C’est bien connu, mais plus actuel que jamais : la France a la droite la plus maladroite, la plus gauche et la plus bête du monde. Ainsi c’était bien la peine de virer du parti LR Eric Ciotti qui prônait une alliance avec l’extrême-droite, pour, dès le lendemain, entendre un François-Xavier Bellamy, tête de liste des mêmes LR aux élections européennes, claironner qu’au deuxième tour, « bien sûr », il voterait pour l’extrême-droite face à l’union des gauches. Avez-vous remarqué d’ailleurs que l’union de la gauche et leur programme commun des années 1970 et 1980 a fait place aujourd’hui à l’union des gauches et à leurs programmes pas si communs ? Mais à côté de la droite ou de ce qu’il en reste, la France possède une extrême-droite dont l’adresse n’a rien à envier à celle de sa consœur italienne. À croire que le RN aurait chargé un psychiatre de disséquer la personnalité de Macron, afin d’utiliser ses traits de personnalité pour qu’il continue d’aller de faute en erreur, de bourde en maladresse. Gageons que ce psychiatre n’aurait aucun mal à diagnostiquer chez l’occupant de l’Élysée une mégalomanie constitutionnelle. Cette mégalomanie était plutôt utile au début du premier quinquennat pour redorer le blason de la fonction présidentielle, lourdement amochée après les présidences « normale » de Hollande et bling-bling de Sarkozy. Mais teintée de perversité, elle s’avérait dangereuse dès le début du deuxième quinquennat. Car le sujet pervers considère l’autre non pas comme un sujet individuel et autonome, mais comme un objet qu’il est incapable d’investir d’amitié, d’amour, de haine même, de reconnaissance et d’estime aussi. Et c’est ainsi que Macron, incapable d’éprouver de l’empathie pour ses électrices et ses collaborateurs, peut jeter à la meute électorale les (rares) députés qu’il avait installés il y a moins de deux ans et abandonner comme un vieux godillot son premier ministre qu’il vient à peine d’adouber. Mais les foudres que le Jupiter pervers mégalomane a jetées sur le pays en dissolvant l’Assemblée Nationale, risquent de se retourner, tel un boomerang, en balle qu’il s’est finalement tirée dans le pied. Et Jupiter, comme Vulcain, va se traîner en boitant jusqu’à la prochaine présidentielle. En lame duck, comme disent les Américains.

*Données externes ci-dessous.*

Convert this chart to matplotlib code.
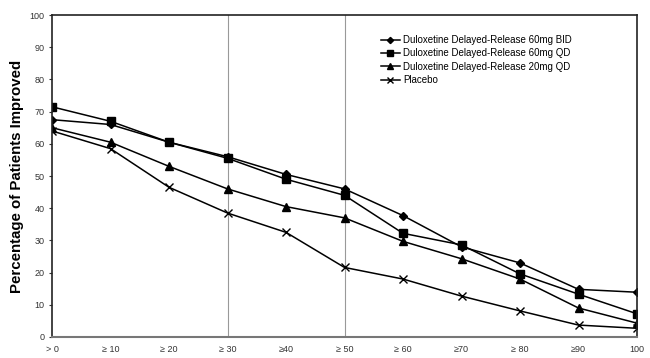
import matplotlib.pyplot as plt

plt.rcParams["font.family"] = ["Liberation Sans", "DejaVu Sans"]

# categories on the x axis
labels = ["> 0", "≥ 10", "≥ 20", "≥ 30", "≥40", "≥ 50", "≥ 60", "≥70", "≥ 80", "≥90", "100"]

# percentage of patients improved
bid_60 = [67.5, 66, 60.5, 56, 50.5, 46, 37.7, 28, 23, 14.8, 13.9]
qd_60 = [71.5, 67, 60.5, 55.5, 49, 44, 32.2, 28.6, 19.6, 13.3, 7.2]
qd_20 = [65, 60.5, 53, 46, 40.5, 37, 29.7, 24.3, 18, 9, 4.3]
placebo = [64, 58.5, 46.5, 38.5, 32.5, 21.6, 18, 12.7, 8.1, 3.7, 2.7]

fig = plt.figure(figsize=(6.5, 3.58), dpi=100)
ax = fig.add_axes([0.08, 0.0587, 0.9, 0.8993])

x = list(range(len(labels)))

# vertical reference lines at >= 30 and >= 50
for xv in (3, 5):
    ax.axvline(xv, color="#999999", lw=0.8, zorder=0)

ax.plot(x, bid_60, color="black", lw=1.1, marker="D", ms=4.5, label="Duloxetine Delayed-Release 60mg BID")
ax.plot(x, qd_60, color="black", lw=1.1, marker="s", ms=5.5, label="Duloxetine Delayed-Release 60mg QD")
ax.plot(x, qd_20, color="black", lw=1.1, marker="^", ms=5.5, label="Duloxetine Delayed-Release 20mg QD")
ax.plot(x, placebo, color="black", lw=1.1, marker="x", ms=6, mew=1.0, label="Placebo")

ax.set_xlim(0, 10)
ax.set_ylim(0, 100)
ax.set_yticks(range(0, 101, 10))
ax.set_xticks(x)
ax.set_xticklabels(labels)
ax.tick_params(axis="both", labelsize=6.5, colors="#333333", length=2)
ax.tick_params(axis="x", length=0, pad=6)

for side in ["left", "top", "right"]:
    ax.spines[side].set_color("#222222")
    ax.spines[side].set_linewidth(1.2)
ax.spines["bottom"].set_color("#777777")
ax.spines["bottom"].set_linewidth(1.5)

ax.set_ylabel("Percentage of Patients Improved", fontsize=10.8, fontweight="bold", labelpad=4)

leg = ax.legend(loc="upper left", bbox_to_anchor=(0.555, 0.95), frameon=False, fontsize=7,
                handlelength=2.0, handletextpad=0.3, labelspacing=0.35, borderaxespad=0,
                markerscale=0.7)

plt.savefig("out.png", dpi=100)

Depuis la Révolution, la France avançait tant bien que mal sur ses deux jambes, s’appuyant souvent sur la droite, parfois sur la gauche. Elle se reconnaissait dans un parti, un syndicat, une Eglise qui se disputaient le pouvoir. Cela s’appelait la politique et la démocratie. Macron, aujourd’hui, se veut un manager apolitique. Son en même temps ayant cassé la jambe droite et paralysé la jambe gauche, la France est désormais condamnée à claudiquer à trois pattes, croyant devoir prendre appui sur une canne appelée Rassemblement National. Elle est livrée de front à une politique frontale. Les neurologues savent bien que le cerveau frontal ne fonctionne pas avec la raison, mais avec l’impulsivité. Le front républicain est bel et bien mort, le Nouveau Front Populaire espère un remake de son ancêtre et le Front National est droite dans ses bottes. Car en voulant débattre avec la seule Le Pen, en envoyant Attal au combat contre le seul Bardella, Macron a installé le RN comme son seul adversaire, bardellisant littéralement la France en collant un sparadrap sur sa canne. Un Yes, we canne à la française avec un bâton qui ne tardera pas à battre la main qui s’y agrippe. Macron, in fine, ne semble pas peu fier d’avoir imposé le degré zéro de la politique, en privant son pays du nécessaire débat avant les élections, en clamant aussi que les Jeux Olympiques seront un facteur important dans ce non-débat. On ne saurait mieux signifier que le peuple ne mérite guère mieux que des jeux et des pains. Reste à savoir si Macron tient du gambler de poker ou du joueur d’échecs. Il y a fort à parier que c’est un joueur de poker qui court à l’échec. Ce que Mbappé, le capitaine des joueurs français, a très bien compris en déclarant que l’Europe est plus importante que l’Euro. À bon entendeur, salut ! (À suivre).